Labour raised concerns about Covid in care homes but were ‘given the brush off’

LABOUR raised concerns about deaths in care homes during the Covid pandemic but got “the brush off”, according to the party’s Shadow Treasury Chief Secretary.

Pat McFadden was commenting on reports in The Daily Telegraph which claim that former Health Secretary Matt Hancock ignored expert advice about testing in care homes.

He told GB News: “Well, it’s important to remember that even in the early days of the pandemic, people knew that care homes were very vulnerable as there were a lot of frail and elderly people in there.

“My Labour colleague Peter Kyle, for example, raised as early as March 2020 protection for care homes and he was given the brush off at the time.
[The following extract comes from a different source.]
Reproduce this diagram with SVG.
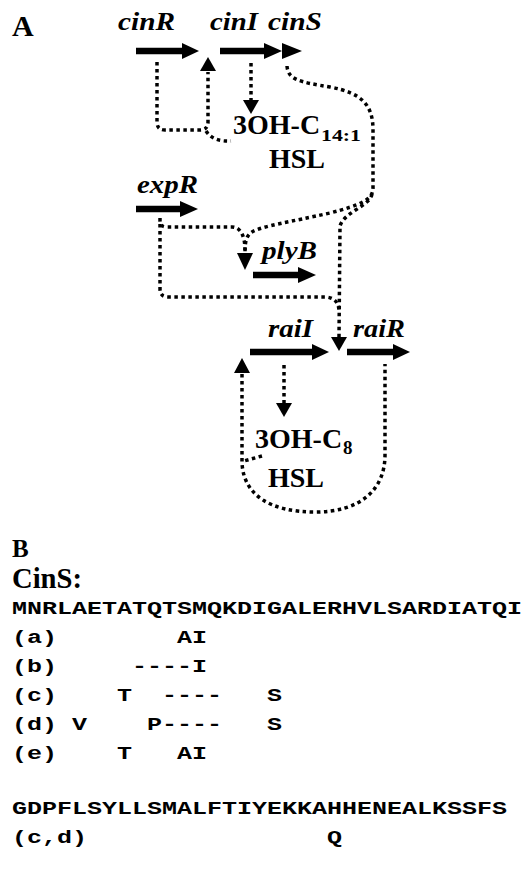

“We were told that there was a protective ring around care homes but if this morning’s story in The Daily Telegraph is true, it would suggest there was a very big hole in that protective ring.

“That story suggests that even though the Chief Medical Officer said everyone going into care homes should be tested, we were told that the government was following the science

“That didn’t happen, which led to a pretty big gap in the defences, and that is particularly serious, given what we knew, even in the very early days of the pandemic, about the vulnerability of elderly people and residents of care homes.”

Asked about Labour’s publication today of 100 examples of wasteful government spending, he said: “I’ve been in politics a long time and throughout that time, the Conservative Party has cloaked itself in the rhetoric of sound management of money, careful stewardship of the public finances and so on.

“And what we’ve published today is quite a cautious list. Actually, we haven’t included things like benefit fraud, or tax fraud and things like that.

“We’ve just talked about specific government spending and then we found 100 examples ranging from dodgy PPE deals to bad Ministry of Defence procurement to preparations over and over again for a no deal Brexit that never happened, to the ludicrous example of Rishi Sunak spending a million pounds on focus groups about himself.

“And it all adds up to a substantial amount of money. And it matters because we’re publishing this just before taxes go up for people and energy bills go up.”